Aim of the task:
Gather, from the data below, each line in which the word "with" occurs.

Records provided:
────────

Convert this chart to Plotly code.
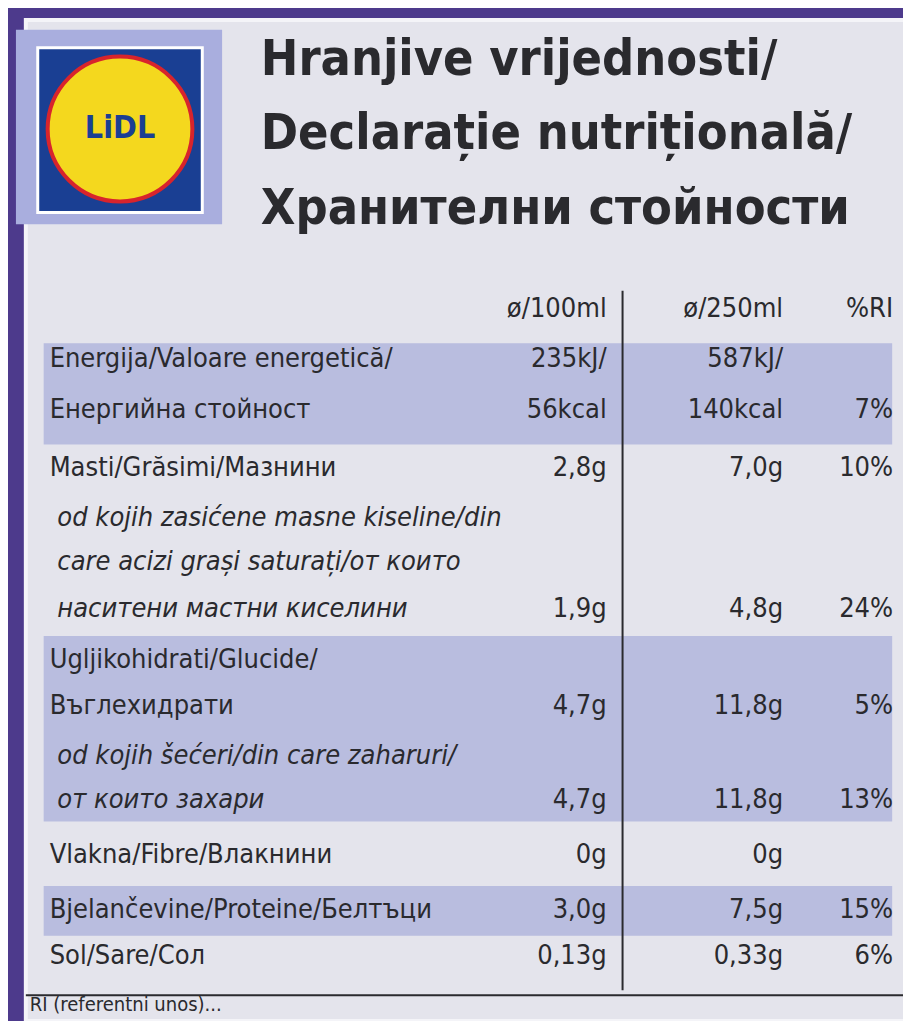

────────

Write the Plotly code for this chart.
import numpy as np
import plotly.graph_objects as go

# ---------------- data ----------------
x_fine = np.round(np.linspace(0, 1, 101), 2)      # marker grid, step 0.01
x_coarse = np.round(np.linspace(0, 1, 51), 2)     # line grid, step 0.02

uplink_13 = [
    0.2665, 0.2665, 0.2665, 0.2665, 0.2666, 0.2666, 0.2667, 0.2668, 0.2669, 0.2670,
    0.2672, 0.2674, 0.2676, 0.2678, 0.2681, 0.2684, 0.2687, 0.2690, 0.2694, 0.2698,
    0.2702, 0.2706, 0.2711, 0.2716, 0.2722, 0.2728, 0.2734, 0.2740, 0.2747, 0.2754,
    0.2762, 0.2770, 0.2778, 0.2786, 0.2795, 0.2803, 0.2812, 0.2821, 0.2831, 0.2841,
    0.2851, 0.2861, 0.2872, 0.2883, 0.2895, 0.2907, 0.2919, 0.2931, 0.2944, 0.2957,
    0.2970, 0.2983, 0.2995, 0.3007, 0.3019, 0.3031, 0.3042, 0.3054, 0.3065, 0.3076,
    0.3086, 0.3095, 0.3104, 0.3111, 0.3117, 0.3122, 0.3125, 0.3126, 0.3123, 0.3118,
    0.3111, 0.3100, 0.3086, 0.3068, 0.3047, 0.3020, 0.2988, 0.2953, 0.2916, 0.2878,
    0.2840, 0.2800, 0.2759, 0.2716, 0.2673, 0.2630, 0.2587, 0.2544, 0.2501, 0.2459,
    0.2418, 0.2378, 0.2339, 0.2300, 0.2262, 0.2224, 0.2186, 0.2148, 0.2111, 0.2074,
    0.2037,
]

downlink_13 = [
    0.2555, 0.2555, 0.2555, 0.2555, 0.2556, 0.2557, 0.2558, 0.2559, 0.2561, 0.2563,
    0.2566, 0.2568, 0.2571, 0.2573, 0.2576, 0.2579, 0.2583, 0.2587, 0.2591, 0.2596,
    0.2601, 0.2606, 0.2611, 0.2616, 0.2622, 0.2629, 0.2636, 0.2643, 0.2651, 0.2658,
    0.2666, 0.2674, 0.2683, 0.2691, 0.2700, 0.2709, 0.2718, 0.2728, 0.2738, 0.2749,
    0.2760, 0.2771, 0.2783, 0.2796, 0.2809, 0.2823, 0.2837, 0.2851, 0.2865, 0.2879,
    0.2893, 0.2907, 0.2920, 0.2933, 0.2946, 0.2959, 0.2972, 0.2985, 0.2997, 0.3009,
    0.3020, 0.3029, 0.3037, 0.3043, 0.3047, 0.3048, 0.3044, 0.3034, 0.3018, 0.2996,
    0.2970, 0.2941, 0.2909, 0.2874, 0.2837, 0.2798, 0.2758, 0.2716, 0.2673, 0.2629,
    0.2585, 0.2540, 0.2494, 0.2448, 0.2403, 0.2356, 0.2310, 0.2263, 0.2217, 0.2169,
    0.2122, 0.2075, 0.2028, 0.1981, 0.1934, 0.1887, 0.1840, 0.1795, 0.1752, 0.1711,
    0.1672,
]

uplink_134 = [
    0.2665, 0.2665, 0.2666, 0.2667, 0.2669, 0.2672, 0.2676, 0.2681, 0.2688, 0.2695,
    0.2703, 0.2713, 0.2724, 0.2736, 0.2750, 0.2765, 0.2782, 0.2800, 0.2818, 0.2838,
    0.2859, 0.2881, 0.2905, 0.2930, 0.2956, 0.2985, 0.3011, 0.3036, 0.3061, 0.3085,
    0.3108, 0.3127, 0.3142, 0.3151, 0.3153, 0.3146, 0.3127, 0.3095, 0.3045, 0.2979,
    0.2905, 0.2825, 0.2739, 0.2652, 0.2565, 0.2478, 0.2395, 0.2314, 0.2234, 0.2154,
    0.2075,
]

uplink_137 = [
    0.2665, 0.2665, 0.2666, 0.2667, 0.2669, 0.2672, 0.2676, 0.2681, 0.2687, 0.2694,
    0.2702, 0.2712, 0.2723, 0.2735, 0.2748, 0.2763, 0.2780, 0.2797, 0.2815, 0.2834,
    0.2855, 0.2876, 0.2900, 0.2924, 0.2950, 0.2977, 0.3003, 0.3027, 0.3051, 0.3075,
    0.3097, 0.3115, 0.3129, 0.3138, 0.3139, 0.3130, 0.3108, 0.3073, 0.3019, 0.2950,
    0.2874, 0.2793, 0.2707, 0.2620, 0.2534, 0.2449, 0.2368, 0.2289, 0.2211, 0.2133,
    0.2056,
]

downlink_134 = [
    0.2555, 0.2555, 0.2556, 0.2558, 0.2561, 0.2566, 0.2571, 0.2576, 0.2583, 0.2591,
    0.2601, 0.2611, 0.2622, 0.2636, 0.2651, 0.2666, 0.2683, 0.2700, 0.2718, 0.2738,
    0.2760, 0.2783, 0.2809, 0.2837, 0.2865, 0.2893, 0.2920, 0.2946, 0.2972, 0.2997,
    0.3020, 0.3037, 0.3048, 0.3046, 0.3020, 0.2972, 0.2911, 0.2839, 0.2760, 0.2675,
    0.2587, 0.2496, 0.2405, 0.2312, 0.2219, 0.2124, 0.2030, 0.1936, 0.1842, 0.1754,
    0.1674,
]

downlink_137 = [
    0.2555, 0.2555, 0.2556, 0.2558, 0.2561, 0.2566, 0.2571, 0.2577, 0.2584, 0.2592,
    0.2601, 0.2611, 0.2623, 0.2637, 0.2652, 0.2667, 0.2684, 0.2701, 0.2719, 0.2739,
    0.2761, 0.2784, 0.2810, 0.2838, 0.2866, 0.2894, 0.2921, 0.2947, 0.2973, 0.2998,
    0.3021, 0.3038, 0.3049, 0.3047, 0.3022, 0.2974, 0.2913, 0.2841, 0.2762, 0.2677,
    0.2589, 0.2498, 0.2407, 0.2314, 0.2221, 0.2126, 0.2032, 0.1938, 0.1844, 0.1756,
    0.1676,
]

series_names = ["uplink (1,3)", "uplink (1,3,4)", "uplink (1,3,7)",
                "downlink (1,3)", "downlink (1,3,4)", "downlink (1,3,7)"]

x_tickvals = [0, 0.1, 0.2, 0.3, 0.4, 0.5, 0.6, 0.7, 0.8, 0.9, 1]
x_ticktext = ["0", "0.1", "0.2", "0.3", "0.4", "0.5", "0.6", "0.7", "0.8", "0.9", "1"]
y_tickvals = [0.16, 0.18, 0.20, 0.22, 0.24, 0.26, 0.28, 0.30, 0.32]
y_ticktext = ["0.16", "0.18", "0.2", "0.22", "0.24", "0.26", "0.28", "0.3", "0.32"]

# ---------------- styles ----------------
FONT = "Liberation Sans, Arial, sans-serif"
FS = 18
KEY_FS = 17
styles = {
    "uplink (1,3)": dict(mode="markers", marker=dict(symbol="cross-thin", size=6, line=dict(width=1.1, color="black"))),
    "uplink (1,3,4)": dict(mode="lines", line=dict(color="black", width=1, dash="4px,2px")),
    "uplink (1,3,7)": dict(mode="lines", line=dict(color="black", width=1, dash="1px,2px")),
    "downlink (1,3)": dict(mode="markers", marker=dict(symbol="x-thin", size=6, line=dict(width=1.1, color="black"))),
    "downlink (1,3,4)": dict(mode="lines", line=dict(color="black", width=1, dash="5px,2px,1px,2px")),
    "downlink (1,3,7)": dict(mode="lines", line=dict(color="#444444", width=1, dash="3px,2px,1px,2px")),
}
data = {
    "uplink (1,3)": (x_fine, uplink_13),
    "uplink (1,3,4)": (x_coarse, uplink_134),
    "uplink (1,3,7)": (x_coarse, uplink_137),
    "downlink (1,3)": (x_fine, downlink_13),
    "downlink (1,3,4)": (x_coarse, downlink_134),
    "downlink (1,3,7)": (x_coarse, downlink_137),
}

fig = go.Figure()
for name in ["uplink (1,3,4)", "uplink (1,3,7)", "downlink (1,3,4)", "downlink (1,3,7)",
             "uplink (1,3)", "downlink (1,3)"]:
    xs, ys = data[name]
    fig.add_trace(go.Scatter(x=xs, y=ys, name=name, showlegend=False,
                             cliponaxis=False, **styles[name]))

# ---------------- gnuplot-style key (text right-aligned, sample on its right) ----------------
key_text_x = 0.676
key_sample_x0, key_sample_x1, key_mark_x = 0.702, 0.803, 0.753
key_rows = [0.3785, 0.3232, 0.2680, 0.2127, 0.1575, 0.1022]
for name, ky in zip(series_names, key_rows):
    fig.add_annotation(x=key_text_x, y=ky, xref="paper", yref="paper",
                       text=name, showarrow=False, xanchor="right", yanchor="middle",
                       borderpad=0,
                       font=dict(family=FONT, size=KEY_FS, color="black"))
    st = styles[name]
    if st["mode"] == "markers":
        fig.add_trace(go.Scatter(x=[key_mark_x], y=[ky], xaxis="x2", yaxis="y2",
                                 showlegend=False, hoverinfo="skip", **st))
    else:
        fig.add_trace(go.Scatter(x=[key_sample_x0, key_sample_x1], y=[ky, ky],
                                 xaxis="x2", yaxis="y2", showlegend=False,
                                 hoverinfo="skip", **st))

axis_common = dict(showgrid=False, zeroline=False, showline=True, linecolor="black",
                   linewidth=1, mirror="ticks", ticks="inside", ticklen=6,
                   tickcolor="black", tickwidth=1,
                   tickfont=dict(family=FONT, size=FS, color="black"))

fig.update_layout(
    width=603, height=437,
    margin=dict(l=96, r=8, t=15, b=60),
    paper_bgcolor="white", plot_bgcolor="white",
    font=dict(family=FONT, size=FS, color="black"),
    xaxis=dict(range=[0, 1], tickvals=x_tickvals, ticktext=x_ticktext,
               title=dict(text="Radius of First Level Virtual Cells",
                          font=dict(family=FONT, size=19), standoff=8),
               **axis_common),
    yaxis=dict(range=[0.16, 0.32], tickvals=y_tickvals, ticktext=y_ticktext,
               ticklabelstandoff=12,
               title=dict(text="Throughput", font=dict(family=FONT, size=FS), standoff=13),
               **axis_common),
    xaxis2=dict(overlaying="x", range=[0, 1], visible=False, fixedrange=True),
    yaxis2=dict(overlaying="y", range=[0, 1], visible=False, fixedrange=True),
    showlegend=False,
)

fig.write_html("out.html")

────────

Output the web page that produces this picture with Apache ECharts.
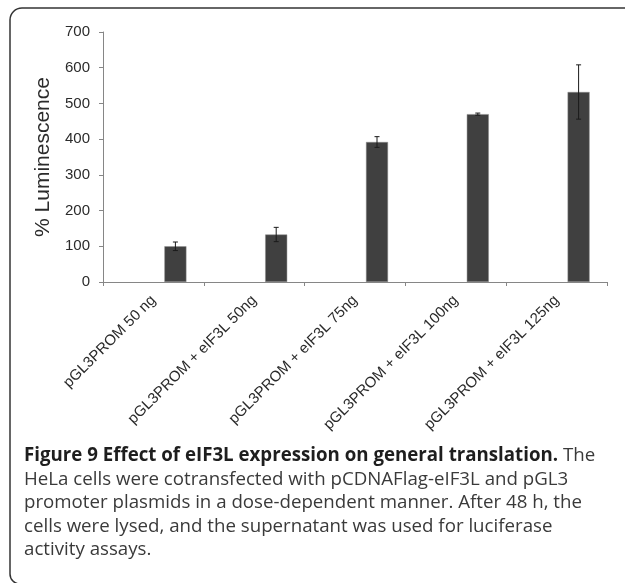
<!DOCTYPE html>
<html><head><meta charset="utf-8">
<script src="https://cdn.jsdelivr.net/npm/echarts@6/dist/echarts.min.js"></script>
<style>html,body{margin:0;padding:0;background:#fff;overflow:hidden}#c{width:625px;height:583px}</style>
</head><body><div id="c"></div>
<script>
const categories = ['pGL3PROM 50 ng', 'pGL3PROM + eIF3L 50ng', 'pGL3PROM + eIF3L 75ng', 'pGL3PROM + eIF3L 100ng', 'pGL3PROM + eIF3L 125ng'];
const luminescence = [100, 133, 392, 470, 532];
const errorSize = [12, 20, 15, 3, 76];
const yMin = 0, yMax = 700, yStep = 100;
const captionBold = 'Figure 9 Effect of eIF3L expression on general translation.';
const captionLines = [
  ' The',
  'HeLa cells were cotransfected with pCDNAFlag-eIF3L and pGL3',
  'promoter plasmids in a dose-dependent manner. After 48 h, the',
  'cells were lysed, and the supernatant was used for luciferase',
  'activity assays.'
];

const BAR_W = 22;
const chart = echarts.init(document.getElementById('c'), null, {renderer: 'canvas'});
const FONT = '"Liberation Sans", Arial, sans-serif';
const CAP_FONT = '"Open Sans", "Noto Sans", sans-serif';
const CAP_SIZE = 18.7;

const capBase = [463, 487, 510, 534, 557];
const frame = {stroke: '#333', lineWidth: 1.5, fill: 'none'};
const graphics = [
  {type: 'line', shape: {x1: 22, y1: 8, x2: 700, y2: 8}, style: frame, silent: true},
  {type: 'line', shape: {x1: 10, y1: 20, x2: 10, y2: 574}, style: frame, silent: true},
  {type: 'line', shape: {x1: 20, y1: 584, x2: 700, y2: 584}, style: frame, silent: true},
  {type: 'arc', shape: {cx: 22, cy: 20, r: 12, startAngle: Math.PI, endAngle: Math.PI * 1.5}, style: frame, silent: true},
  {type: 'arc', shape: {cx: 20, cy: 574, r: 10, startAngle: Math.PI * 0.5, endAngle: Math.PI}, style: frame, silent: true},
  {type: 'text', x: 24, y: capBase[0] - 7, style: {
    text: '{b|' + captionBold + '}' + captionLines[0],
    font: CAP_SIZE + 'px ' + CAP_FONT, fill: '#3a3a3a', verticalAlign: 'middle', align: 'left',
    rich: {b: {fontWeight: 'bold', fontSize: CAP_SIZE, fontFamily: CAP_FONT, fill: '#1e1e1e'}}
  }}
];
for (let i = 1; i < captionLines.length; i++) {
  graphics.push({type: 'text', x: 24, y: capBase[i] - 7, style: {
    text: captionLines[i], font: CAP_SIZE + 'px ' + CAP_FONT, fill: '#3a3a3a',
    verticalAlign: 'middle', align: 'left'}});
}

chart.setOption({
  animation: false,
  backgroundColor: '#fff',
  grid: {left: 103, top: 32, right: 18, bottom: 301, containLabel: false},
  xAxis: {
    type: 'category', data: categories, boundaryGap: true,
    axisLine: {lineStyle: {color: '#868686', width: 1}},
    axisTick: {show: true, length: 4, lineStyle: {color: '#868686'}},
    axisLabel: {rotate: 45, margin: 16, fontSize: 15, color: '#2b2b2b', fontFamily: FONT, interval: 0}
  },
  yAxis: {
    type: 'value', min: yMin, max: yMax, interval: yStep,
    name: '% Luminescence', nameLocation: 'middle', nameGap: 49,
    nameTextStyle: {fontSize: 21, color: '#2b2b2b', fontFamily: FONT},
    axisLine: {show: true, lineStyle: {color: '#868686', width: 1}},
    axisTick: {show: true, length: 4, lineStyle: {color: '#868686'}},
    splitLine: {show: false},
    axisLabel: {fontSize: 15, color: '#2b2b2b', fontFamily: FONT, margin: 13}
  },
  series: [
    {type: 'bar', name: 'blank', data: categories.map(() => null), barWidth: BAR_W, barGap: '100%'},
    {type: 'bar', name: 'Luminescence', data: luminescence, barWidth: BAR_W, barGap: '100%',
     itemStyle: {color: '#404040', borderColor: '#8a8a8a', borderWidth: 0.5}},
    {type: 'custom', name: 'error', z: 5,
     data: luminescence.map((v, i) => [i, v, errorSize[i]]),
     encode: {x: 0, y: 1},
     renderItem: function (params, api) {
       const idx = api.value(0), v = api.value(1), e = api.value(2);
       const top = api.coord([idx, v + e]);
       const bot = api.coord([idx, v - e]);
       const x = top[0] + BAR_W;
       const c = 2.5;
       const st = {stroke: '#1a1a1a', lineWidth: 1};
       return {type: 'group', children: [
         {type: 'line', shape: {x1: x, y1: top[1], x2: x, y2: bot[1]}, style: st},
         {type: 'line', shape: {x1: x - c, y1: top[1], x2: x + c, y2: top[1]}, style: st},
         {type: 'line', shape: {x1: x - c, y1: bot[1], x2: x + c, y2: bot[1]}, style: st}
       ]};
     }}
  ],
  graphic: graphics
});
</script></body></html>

────────

Answer for the task:
Output the web page that produces this picture with Apache ECharts.
  'HeLa cells were cotransfected with pCDNAFlag-eIF3L and pGL3',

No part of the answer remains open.